Once again. Last season, Milwaukee opened with five starters on the disabled list: infielders Paul Molitor, Dale Sveum and Greg Brock, and pitchers Teddy Higuera and Juan Nieves. During the year, 15 Brewers spent time on the DL. Still, Milwaukee was only a half game out of first on Aug. 20, when they left on a seven-game trip to Baltimore and Toronto. They lost their first six on that road swing and never reentered the race.

That was when they brought in Baylor, a baseball wise man who had grown weary of the road. "I was sent here to check the pulse of a team that was in contention, but was not in contention," says Baylor, who last played, for Oakland, in 1988. He found a dead clubhouse full of Brewers, who, he says, seemed primarily interested in playing five-card draw and watching reruns of Taxi. "There were social factions here and there," says Baylor while hooking up a VCR to a TV installed in an empty locker in County Stadium. "There was just a dull attitude in general."

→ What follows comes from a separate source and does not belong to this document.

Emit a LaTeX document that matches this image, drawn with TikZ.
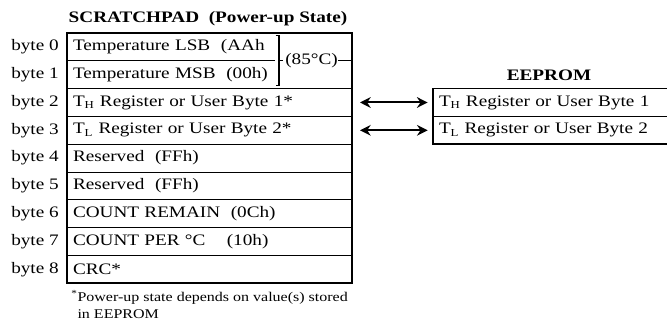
\documentclass[tikz,border=0pt]{standalone}
\usepackage{fontspec}
\setmainfont{Liberation Serif}[FakeStretch=1.2]
\usetikzlibrary{arrows.meta, positioning}

\begin{document}
\begin{tikzpicture}[
  x=0.75pt, y=-0.75pt,
  node distance=0pt,
  celltext/.style={
    rectangle, inner sep=0pt, inner xsep=4.5pt, outer sep=0pt,
    font=\fontsize{12}{14}\selectfont, align=left,
    minimum height=20.85pt
  },
  cell/.style={celltext, draw=black, line width=0.7pt,
    text width=204.75pt},
  halfcell/.style={celltext, text width=147pt},
  ecell/.style={celltext, draw=black, line width=0.7pt,
    text width=200pt},
  frame/.style={draw=black, line width=1.2pt},
  bytelab/.style={font=\fontsize{12}{14}\selectfont, inner sep=0pt},
  title/.style={font=\fontsize{12}{14}\selectfont\bfseries, inner sep=0pt},
  note/.style={font=\fontsize{10}{13}\selectfont, inner sep=0pt, align=left},
  dblarr/.style={{Stealth[length=8pt,width=8pt]}-{Stealth[length=8pt,width=8pt]},
    line width=1.5pt, shorten <=6pt, shorten >=4pt}
]
  \useasboundingbox (0,0) rectangle (667,334);

  % scratchpad rows
  \node[halfcell, anchor=north west] (r0) at (67,33) {Temperature LSB\ \ (AAh};
  \node[halfcell, below=of r0] (r1) {Temperature MSB\ \ (00h)};
  \node[cell, below=0pt of r1.south west, anchor=north west] (r2)
    {T\textsubscript{H} Register or User Byte 1*};
  \node[cell, below=of r2] (r3) {T\textsubscript{L} Register or User Byte 2*};
  \node[cell, below=of r3] (r4) {Reserved\ \ (FFh)};
  \node[cell, below=of r4] (r5) {Reserved\ \ (FFh)};
  \node[cell, below=of r5] (r6) {COUNT REMAIN\ \ (0Ch)};
  \node[cell, below=of r6] (r7) {COUNT PER °C\quad\ (10h)};
  \node[cell, below=of r7] (r8) {CRC*};
  \draw[line width=0.7pt] (r0.south west) -- (r0.south east);
  \draw[frame] (r0.north west) rectangle (r8.south east);

  \foreach \i in {0,...,8}
    \node[bytelab, left=6pt of r\i] (b\i) {byte \i};

  % bracket for bytes 0-1
  \draw[line width=0.8pt] ([shift={(0.5pt,-2pt)}]r0.north east) -| ([shift={(3pt,2pt)}]r1.south east) -- ++(-2.5pt,0);
  \draw[line width=0.8pt] ([xshift=3pt]r0.south east) -- ++(3pt,0) coordinate (tick);
  \node[bytelab, right=1.5pt of tick] (t85) {(85°C)};
  \draw[line width=0.8pt] (t85.east) -- (t85.east -| r2.east);

  \node[title] (sptitle) at (208,19) {SCRATCHPAD\ \ (Power-up State)};

  \node[note, below=5pt of r8.south west, anchor=north west, xshift=3pt] (fn)
    {\textsuperscript{*}Power-up state depends on value(s) stored\\
     \phantom{\textsuperscript{*}}in EEPROM};

  % eeprom
  \node[ecell, right=60.75pt of r2.north east, anchor=north west] (e0)
    {T\textsubscript{H} Register or User Byte 1};
  \node[ecell, below=of e0] (e1) {T\textsubscript{L} Register or User Byte 2};
  \draw[frame] (e0.north east) -- (e0.north west) -- (e1.south west) -- (e1.south east);
  \node[title, above=6pt of e0.north west, anchor=south, xshift=87pt] (eetitle) {EEPROM};

  \foreach \a/\b in {r2/e0, r3/e1}
    \draw[dblarr] (\a) -- (\b);
\end{tikzpicture}
\end{document}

To be sure, the Milwaukee players still sink into the two hideously upholstered sofas in their clubhouse to catch some cathode rays. But this year, the programming they're watching is produced by Baylor, who became wired up after he accepted Dalton's offer to become batting coach, on Dec. 4. After three months as the general manager's assistant, Baylor's business suit had begun to itch.

Now Louie and Latka have been replaced by a library of videotapes—one for every player, each of whom can cue up any of his at bats (or pitches) from this season. Baylor, who caught the video bug while touring Japan last summer, takes the TV and VCR everywhere so that young Brewers like Sheffield and rookie outfielder Greg Vaughn will gather around it with their batting coach, as if Baylor is Dad and they're all in the den.

In Kansas City on May 1, Sheffield was being badly fooled by Bret Saberhagen's off-speed pitches. So before he batted in the top of the sixth, he popped in a tape of his first two at bats against the Royals' righthander and saw himself swinging too early, each time anticipating an incendiary fastball. Minutes later at the plate, Sheffield decided to wait for whatever pitch was thrown. His two-run homer off a Saberhagen changeup was his first of the season, and it iced the Brewers' 6-3 win. "That's something I couldn't have done last year," says Sheffield.

It is a tribute to Trebelhorn's managing style that he is thrilled, not threatened, by Baylor's presence. "There are people out there who, for one reason or another, have a reluctance to come in and talk to me," Trebelhorn says in his office, in the back of the Brewers' clubhouse. "The door is open, but there's a barrier. And I understand that. It's human nature."

So Sheffield and Vaughn and outfielder Glenn Braggs can be seen chatting up, being chatted up by, or simply basking in the presence of, Baylor, Milwaukee's clubhouse Buddha, who often just sits there, oozing baseball knowledge. "I go to him, he comes to me, I see him all the time," says Vaughn. "Probably too much. It's like going to school every day."

Says Crim, "I think the big change this year is that people are worried about the actual game now, instead of worrying about who is saying what and why they're saying what."

If the change is most noticeable in the Brewers' extra intensity on the field, it is almost equally apparent in the insanity in the clubhouse, a lot of it provided by Parker, who says, "Let's see. We got one brother in here that looks like a black Jimmy Durante. Sheffield? He's Home Plate Face—the man's got the widest face in baseball. Vaughnie? He's always got this devious look on his face. He couldn't date my daughter, let's put it that way...." Parker's needle finds everyone on the team, but it never breaks the skin.